Philosophy major still has no idea what is going on
September 13, 2018
Jasmine Myrtle ’19, a senior philosophy major at the University, hails from the quiet little town of Shicksville, Pa. According to her close friends, Myrtle prides herself on the strong Platonic forms of being late, always asking for directions to the Elaine Langone Center, and yelling at people in the agora. Why is that important? What does she do? Well, we don’t know, and neither does she.
Myrtle has spent her four years meandering around campus, talking to the squirrels, begging for food, and getting into vicious arguments with professors and students on what the best platitudes are. We met with her this past Wednesday and interviewed her on what she thinks she’s doing, and why she cannot stop asking questions.
“I don’t know, isn’t it like, New Student Orientation week?” Myrtle asked. “Honestly, I don’t care. All I know is that good things come to those who, like, wait.”
After several hours of discussion, it became clear that Myrtle has no intention of even trying to figure out what she’s doing at the University. She is, in fact, writing her thesis on the very subject. Myrtle explained to us that she is convinced she can wing the paper in one night and is putting it off as much as she can, pretending she doesn’t even know about her work at all. Rumor has it that she’s almost halfway through the first-year reading.

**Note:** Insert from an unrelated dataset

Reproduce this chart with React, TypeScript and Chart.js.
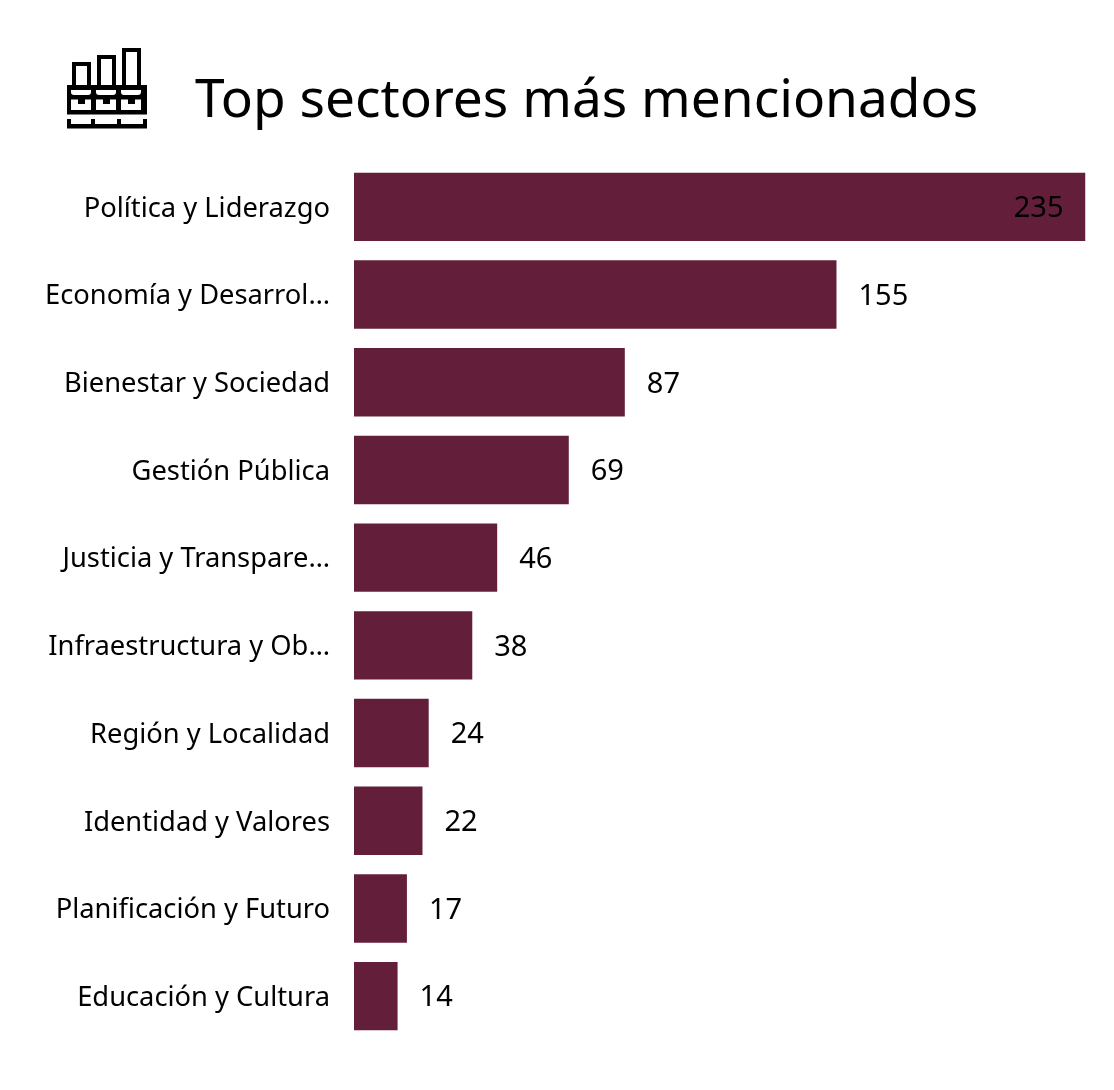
import { useEffect, useRef } from 'react';
import { Chart, registerables } from 'chart.js';

Chart.register(...registerables);

const categories = [
  'Política y Liderazgo',
  'Economía y Desarrol…',
  'Bienestar y Sociedad',
  'Gestión Pública',
  'Justicia y Transpare…',
  'Infraestructura y Ob…',
  'Región y Localidad',
  'Identidad y Valores',
  'Planificación y Futuro',
  'Educación y Cultura',
];
const mentions = [235, 155, 87, 69, 46, 38, 24, 22, 17, 14];

const FONT = '"Noto Sans", sans-serif';

// value labels: outside the bar, except when it would not fit
const valueLabels = {
  id: 'valueLabels',
  afterDatasetsDraw(chart: Chart) {
    const { ctx, chartArea } = chart;
    const bars = chart.getDatasetMeta(0).data;
    ctx.save();
    ctx.font = `29px ${FONT}`;
    ctx.fillStyle = '#000000';
    ctx.textBaseline = 'middle';
    bars.forEach((bar, i) => {
      const inside = bar.x + 100 > chartArea.right + 28;
      ctx.textAlign = inside ? 'right' : 'left';
      ctx.fillText(String(mentions[i]), inside ? bar.x - 22 : bar.x + 22, bar.y + 2);
    });
    ctx.restore();
  },
};

export default function App() {
  const chartRef = useRef<HTMLCanvasElement>(null);

  useEffect(() => {
    if (!chartRef.current) return;
    document.body.style.margin = '0';

    const chart = new Chart(chartRef.current, {
      type: 'bar',
      data: {
        labels: categories,
        datasets: [
          {
            data: mentions,
            backgroundColor: '#631f3a',
            barPercentage: 0.78,
            categoryPercentage: 1,
          },
        ],
      },
      options: {
        indexAxis: 'y',
        responsive: false,
        animation: false,
        layout: { padding: { top: 163, bottom: 50, right: 28.5 } },
        plugins: {
          legend: { display: false },
          tooltip: { enabled: false },
        },
        scales: {
          x: { display: false, min: 0, max: 235 },
          y: {
            afterFit(scale) {
              scale.width = 354;
            },
            grid: { display: false },
            border: { display: false },
            ticks: {
              color: '#000000',
              padding: 16,
              labelOffset: 2,
              font: { family: FONT, size: 27.3 },
              autoSkip: false,
            },
          },
        },
      },
      plugins: [valueLabels],
    });

    return () => {
      chart.destroy();
    };
  }, []);

  return (
    <div style={{ position: 'relative', width: 1114, height: 1090, background: '#fff' }}>
      <svg
        width="84"
        height="84"
        viewBox="65 47 84 84"
        style={{ position: 'absolute', left: 65, top: 47 }}
      >
        <g fill="none" stroke="#000" strokeWidth="4">
          <rect x="74" y="64" width="15" height="23" />
          <rect x="99" y="57" width="15" height="30" />
          <rect x="124" y="50" width="15" height="37" />
        </g>
        <rect x="67" y="85" width="80" height="29.5" fill="#000" />
        <g fill="#fff">
          <path d="M71 90H91V92Q91 95 88 95H74Q71 95 71 92Z" />
          <path d="M96 90H116V92Q116 95 113 95H99Q96 95 96 92Z" />
          <path d="M121 90H141V92Q141 95 138 95H124Q121 95 121 92Z" />
          <path d="M71 99.5H78V104H85V99.5H91V110H71Z" />
          <path d="M96 99.5H103V104H110V99.5H116V110H96Z" />
          <path d="M121 99.5H128V104H135V99.5H141V110H121Z" />
        </g>
        <path d="M67 119H71V124H91V119H95V124H117V119H121V124H143V119H147V128.5H67Z" fill="#000" />
      </svg>
      <div
        style={{
          position: 'absolute',
          left: 195,
          top: 59,
          fontFamily: FONT,
          fontSize: 53.2,
          lineHeight: '76px',
          color: '#000',
          whiteSpace: 'nowrap',
        }}
      >
        Top sectores más mencionados
      </div>
      <canvas ref={chartRef} width={1114} height={1090} style={{ display: 'block' }} />
    </div>
  );
}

“If I actually find out I have work, that gives me, like, responsibilities, and I don’t want that, okay?” Myrtle said. “If I wanted, like, real responsibilities I wouldn’t have gone to, like, college in the first place. Epicurus says is okay for me to go have fun, so like, why not? I haven’t been to a class in four semesters.”
Some classmates have expressed their sympathies for the philosophy major, but others were quick to point out their annoyance at her apparent lack of knowledge or plans beyond graduation.
“She’s been here for four years; this is ridiculous,” Yianni Doe ’19 said to our journalists. “You can’t have a conversation with her without re-introducing yourself.”